Tuesday, June 20, 18:00 ~ 18:30

A varifold perspective on discrete surfaces

Blanche Buet

Université Paris Saclay, France   -   This email address is being protected from spambots. You need JavaScript enabled to view it.

We propose a natural framework for the study of surfaces and their different discretizations based on varifolds. Varifolds have been introduced by Almgren to carry out the study of minimal surfaces. Though mainly used in the context of rectifiable sets, they turn out to be well suited to the study of discrete type objects as well.

While the structure of varifold is flexible enough to adapt to both regular and discrete objects, it allows to define variational notions of mean curvature and second fundamental form based on the divergence theorem. Thanks to a regularization of these weak formulations, we propose a notion of discrete curvature (actually a family of discrete curvatures associated with a regularization scale) relying only on the varifold structure. We prove nice convergence properties involving a natural growth assumption: the scale of regularization must be large with respect to the accuracy of the discretization.
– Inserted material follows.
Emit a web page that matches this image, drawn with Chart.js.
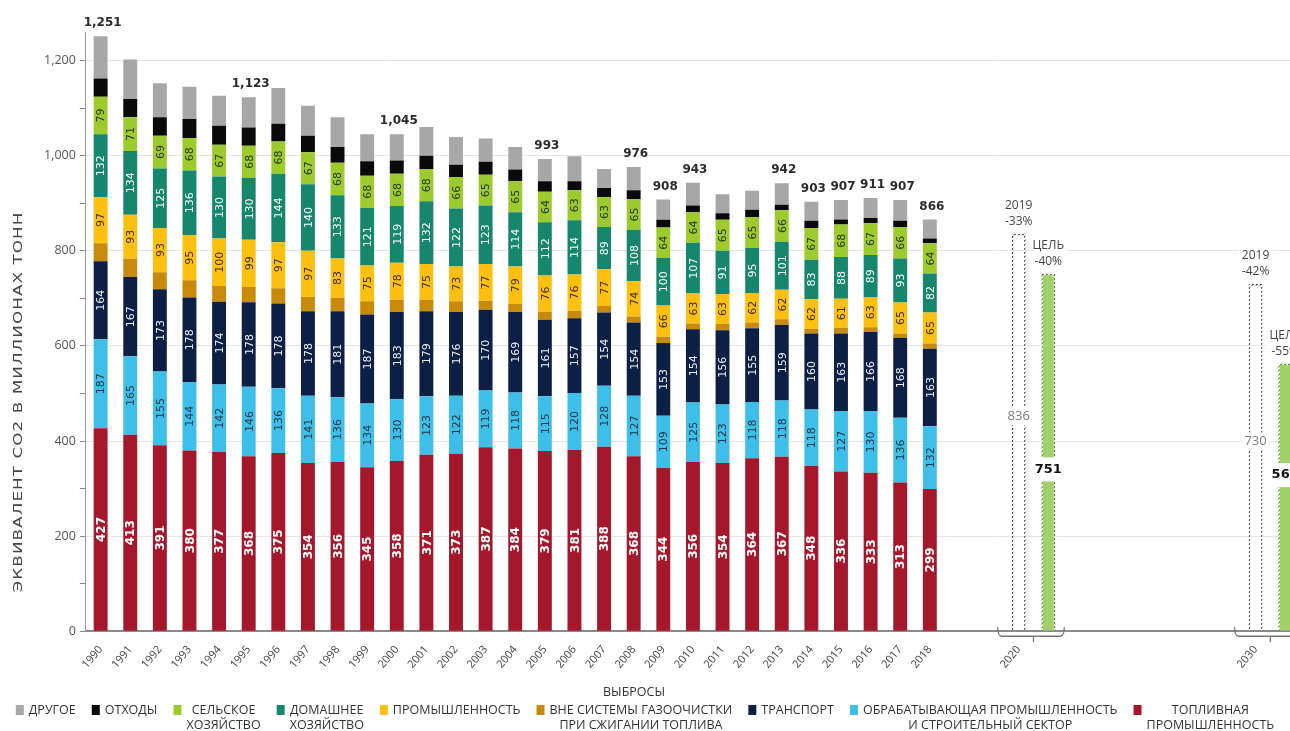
<!DOCTYPE html>
<html><head><meta charset="utf-8">
<script src="https://cdn.jsdelivr.net/npm/chart.js@4.4.1/dist/chart.umd.min.js"></script>
<style>
html,body{margin:0;padding:0;background:#fff;overflow:hidden;width:1290px;height:731px;}
#wrap{position:absolute;left:0;top:0;width:1310px;height:731px;}
</style></head><body>
<div id="wrap"><canvas id="c"></canvas></div>
<script>
// ---------- DATA ----------
const years = ['1990','1991','1992','1993','1994','1995','1996','1997','1998','1999','2000','2001','2002','2003','2004','2005','2006','2007','2008','2009','2010','2011','2012','2013','2014','2015','2016','2017','2018'];
const fuelIndustry    = [427,413,391,380,377,368,375,354,356,345,358,371,373,387,384,379,381,388,368,344,356,354,364,367,348,336,333,313,299];
const manufacturing   = [187,165,155,144,142,146,136,141,136,134,130,123,122,119,118,115,120,128,127,109,125,123,118,118,118,127,130,136,132];
const transport       = [164,167,173,178,174,178,178,178,181,187,183,179,176,170,169,161,157,154,154,153,154,156,155,159,160,163,166,168,163];
const outsideGasClean = [38,38,36,36,33,32,32,30,28,28,26,24,23,19,17,17,16,14,13,13,12,13,12,12,10,12,10,9,11];
const industry        = [97,93,93,95,100,99,97,97,83,75,78,75,73,77,79,76,76,77,74,66,63,63,62,62,62,61,63,65,65];
const domestic        = [132,134,125,136,130,130,144,140,133,121,119,132,122,123,114,112,114,89,108,100,107,91,95,101,83,88,89,93,82];
const agriculture     = [79,71,69,68,67,68,68,67,68,68,68,68,66,65,65,64,63,63,65,64,64,65,65,66,67,68,67,66,64];
const waste           = [38,38,39,40,40,38,37,35,33,30,28,28,26,27,25,22,19,19,18,16,14,14,15,12,15,11,11,13,10];
const other           = [89,83,71,68,63,64,75,63,63,57,55,60,58,49,47,47,53,40,49,43,48,40,40,45,40,41,42,44,40];
const totalLabels     = [1251,null,null,null,null,1123,null,null,null,null,1045,null,null,null,null,993,null,null,976,908,943,null,null,942,903,907,911,907,866];

const futureGroups   = ['2020','2030'];
const projection2019 = [836,730];
const projectionNote = [['2019','-33%'],['2019','-42%']];
const targets        = [751,563];
const targetNote     = [['ЦЕЛЬ','-40%'],['ЦЕЛЬ','-55%']];

const seriesNames = [
  ['ТОПЛИВНАЯ','ПРОМЫШЛЕННОСТЬ'],
  ['ОБРАБАТЫВАЮЩАЯ ПРОМЫШЛЕННОСТЬ','И СТРОИТЕЛЬНЫЙ СЕКТОР'],
  ['ТРАНСПОРТ'],
  ['ВНЕ СИСТЕМЫ ГАЗООЧИСТКИ','ПРИ СЖИГАНИИ ТОПЛИВА'],
  ['ПРОМЫШЛЕННОСТЬ'],
  ['ДОМАШНЕЕ','ХОЗЯЙСТВО'],
  ['СЕЛЬСКОЕ','ХОЗЯЙСТВО'],
  ['ОТХОДЫ'],
  ['ДРУГОЕ']
];
const xAxisTitle = 'ВЫБРОСЫ';
const yAxisTitle = 'ЭКВИВАЛЕНТ CO2 В МИЛЛИОНАХ ТОНН';
const seriesValues = [fuelIndustry, manufacturing, transport, outsideGasClean, industry, domestic, agriculture, waste, other];

// ---------- STYLES ----------
const seriesColors = ['#a5182c','#3dbfe9','#0c1f44','#c98a0c','#fdc010','#16876c','#9ccb2e','#0a0a0a','#a7a7a7'];
const labelColors  = ['#ffffff','#26384a','#eef2f7',null,'#3b2d05','#ffffff','#2a3510',null,null];
const labelFonts   = ['bold 12px "DejaVu Sans"','11px "DejaVu Sans"','11px "DejaVu Sans"',null,'11px "DejaVu Sans"','11px "DejaVu Sans"','11px "DejaVu Sans"',null,null];

const tickLabels = years.concat(['', '', futureGroups[0], '', '', '', '', '', '', '', futureGroups[1], '']);
const N = tickLabels.length;
const pad = arr => arr.concat(new Array(N - arr.length).fill(null));
const futureIdx = futureGroups.map(g => tickLabels.indexOf(g));
const projData = new Array(N).fill(null);
const targetData = new Array(N).fill(null);
futureIdx.forEach((k, j) => { projData[k] = projection2019[j]; targetData[k + 1] = targets[j]; });

function dotPattern(color) {
  const c = document.createElement('canvas'); c.width = 4; c.height = 4;
  const x = c.getContext('2d'); x.fillStyle = color;
  for (let i = 0; i < 4; i++) for (let j = 0; j < 4; j++) if ((i + j) % 4 < 2) x.fillRect(i, j, 1, 1);
  return x.createPattern(c, 'repeat');
}

const datasets = seriesValues.map((vals, i) => ({
  label: seriesNames[i].join(' '),
  data: pad(vals),
  backgroundColor: seriesColors[i],
  borderWidth: 0
}));
datasets.push({ label: '2019', data: projData, backgroundColor: 'rgba(255,255,255,0)', borderColor: dotPattern('#555'), borderWidth: 1.5 });
datasets.push({ label: 'ЦЕЛЬ', data: targetData, backgroundColor: '#a2d16c', borderColor: dotPattern('#5d8c35'), borderWidth: 1.5 });
const PROJ = 9, TARGET = 10;

const annot = {
  id: 'annot',
  afterDatasetsDraw(chart) {
    const ctx = chart.ctx;
    for (let d = 0; d < seriesValues.length; d++) {
      if (!labelColors[d]) continue;
      const meta = chart.getDatasetMeta(d);
      meta.data.forEach((el, i) => {
        const v = seriesValues[d][i];
        if (v == null) return;
        const p = el.getProps(['x', 'y', 'base'], true);
        ctx.save();
        ctx.translate(p.x, (p.y + p.base) / 2);
        ctx.rotate(-Math.PI / 2);
        ctx.font = labelFonts[d]; ctx.fillStyle = labelColors[d];
        ctx.textAlign = 'center'; ctx.textBaseline = 'middle';
        ctx.fillText(String(v), 0, 1);
        ctx.restore();
      });
    }
    const topMeta = chart.getDatasetMeta(seriesValues.length - 1);
    ctx.save();
    ctx.font = 'bold 12px "DejaVu Sans"'; ctx.fillStyle = '#2b2b2b';
    ctx.textAlign = 'center'; ctx.textBaseline = 'bottom';
    totalLabels.forEach((t, i) => {
      if (t == null) return;
      const el = topMeta.data[i];
      ctx.fillText(t.toLocaleString('en-US'), el.x + 2, el.y - 7);
    });
    ctx.restore();
    const pm = chart.getDatasetMeta(PROJ), tm = chart.getDatasetMeta(TARGET);
    futureIdx.forEach((k, j) => {
      const pe = pm.data[k], te = tm.data[k + 1];
      const notes = [[pe, projectionNote[j]], [te, targetNote[j]]];
      ctx.save();
      ctx.font = '12px "Open Sans"'; ctx.textAlign = 'center'; ctx.textBaseline = 'middle';
      notes.forEach(([el, lines]) => {
        const w = Math.max(ctx.measureText(lines[0]).width, ctx.measureText(lines[1]).width) + 6;
        ctx.fillStyle = '#fff';
        ctx.fillRect(el.x - w / 2, el.y - 37, w, 34);
        ctx.fillStyle = '#444';
        ctx.fillText(lines[0], el.x, el.y - 28);
        ctx.fillText(lines[1], el.x, el.y - 12);
      });
      const pc = (pe.y + pe.base) / 2 - 16;
      ctx.font = '13px "Open Sans"';
      let w = ctx.measureText(String(projection2019[j])).width + 4;
      ctx.fillStyle = '#fff'; ctx.fillRect(pe.x - w / 2, pc - 9, w, 18);
      ctx.fillStyle = '#7a7a7a'; ctx.fillText(String(projection2019[j]), pe.x, pc);
      const tc = (te.y + te.base) / 2 + (j === 0 ? 17 : -22);
      ctx.font = 'bold 13px "DejaVu Sans"';
      w = ctx.measureText(String(targets[j])).width + 6;
      ctx.fillStyle = '#fff'; ctx.fillRect(te.x - w / 2, tc - 12, w, 24);
      ctx.fillStyle = '#111'; ctx.fillText(String(targets[j]), te.x, tc);
      ctx.restore();
      const yb = chart.scales.y.bottom;
      const xl = pe.x - 21, xr = te.x + 16, xm = (pe.x + te.x) / 2;
      ctx.save();
      ctx.strokeStyle = '#777'; ctx.lineWidth = 1.3;
      ctx.beginPath();
      ctx.moveTo(xl, yb - 4);
      ctx.quadraticCurveTo(xl, yb + 5, xl + 4, yb + 5);
      ctx.lineTo(xr - 4, yb + 5);
      ctx.quadraticCurveTo(xr, yb + 5, xr, yb - 4);
      ctx.moveTo(xm, yb + 5); ctx.lineTo(xm, yb + 11);
      ctx.stroke();
      ctx.restore();
    });
  },
  afterDraw(chart) {
    const ctx = chart.ctx;
    // y axis title, stretched to the width of the original wide typeface
    ctx.save();
    ctx.font = '13px "DejaVu Sans"'; ctx.fillStyle = '#444';
    ctx.letterSpacing = '0.8px';
    const w0 = ctx.measureText(yAxisTitle).width;
    ctx.translate(19, 402); ctx.rotate(-Math.PI / 2);
    ctx.scale(381 / w0, 1);
    ctx.textAlign = 'center'; ctx.textBaseline = 'middle';
    ctx.fillText(yAxisTitle, 0, 0);
    ctx.restore();
    // legend (custom, single row, multi-line centred labels)
    ctx.save();
    ctx.font = '12.5px "Open Sans"'; ctx.textBaseline = 'middle'; ctx.textAlign = 'center';
    const boxW = 8, boxGap = 5, itemGap = 16;
    const order = seriesNames.map((_, i) => i).reverse();
    const widths = order.map(i => Math.max(...seriesNames[i].map(s => ctx.measureText(s).width)));
    const total = widths.reduce((a, b) => a + b, 0) + order.length * (boxW + boxGap) + (order.length - 1) * itemGap;
    const cx = 645;
    let x = cx - total / 2;
    const y1 = 710, y2 = 725;
    ctx.fillStyle = '#333';
    ctx.fillText(xAxisTitle, cx - 11, 692);
    order.forEach((i, n) => {
      ctx.fillStyle = seriesColors[i];
      ctx.fillRect(x, y1 - 5, boxW, 10);
      const tx = x + boxW + boxGap + widths[n] / 2;
      ctx.fillStyle = '#333';
      seriesNames[i].forEach((s, li) => ctx.fillText(s, tx, li === 0 ? y1 : y2));
      x += boxW + boxGap + widths[n] + itemGap;
    });
    ctx.restore();
  }
};

new Chart(document.getElementById('c'), {
  type: 'bar',
  data: { labels: tickLabels, datasets },
  plugins: [annot],
  options: {
    responsive: true, maintainAspectRatio: false, animation: false,
    layout: { padding: { left: 40, right: 10, top: 32, bottom: 56 } },
    datasets: { bar: { categoryPercentage: 1, barPercentage: 0.47 } },
    scales: {
      x: {
        stacked: true,
        grid: { display: false },
        border: { display: true, color: '#8a8a8a', width: 2 },
        ticks: { autoSkip: false, minRotation: 50, maxRotation: 50, padding: 4, color: '#444', font: { family: 'Open Sans', size: 11 } }
      },
      y: {
        stacked: true, min: 0, max: 1260,
        afterBuildTicks: s => { s.ticks = s.ticks.filter(t => t.value % 100 === 0); },
        ticks: { stepSize: 100, padding: 4, color: '#555', font: { family: 'Open Sans', size: 12.5 },
                 callback: v => (v % 200 === 0 ? v.toLocaleString('en-US') : '') },
        grid: { color: c => (c.tick && c.tick.value % 200 === 0 && c.tick.value > 0 ? '#e5e5e5' : 'rgba(0,0,0,0)'), tickColor: '#888', tickLength: 6 },
        border: { display: true, color: '#999', width: 1 }
      }
    },
    plugins: { tooltip: { enabled: false }, legend: { display: false } }
  }
});
</script>
</body></html>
However, such accuracy of the discretization involves the so called bounded Lipschitz distance between the varifold associated with the discrete object and the underlying regular varifold, while usual data are not directly provided with a varifold structure (we think of point cloud data without weights nor tangential directions). We hence raise the issue of infering the varifold structure from data points. More precisely, we assume that a continuous object $S$ is given through a probability measure $\mu$ supported in $S$ and our data are obtained by sampling $\mu$ with $N$ points: $(X_1, \ldots, X_N) \sim \mu$ is an i.i.d. sample and our data is an instance of the empirical measure \[ \mu_N = \frac{1}{N} \sum_{i = 1}^N \delta_{X_i} \: . \] We then investigate the definition and convergence of an estimator of the varifold associated with $S$.

Joint work with Gian Paolo Leonardi (University of Trento, Italy), Simon Masnou (University of Lyon, France) and Charly Boricaud (University Paris Saclay, France).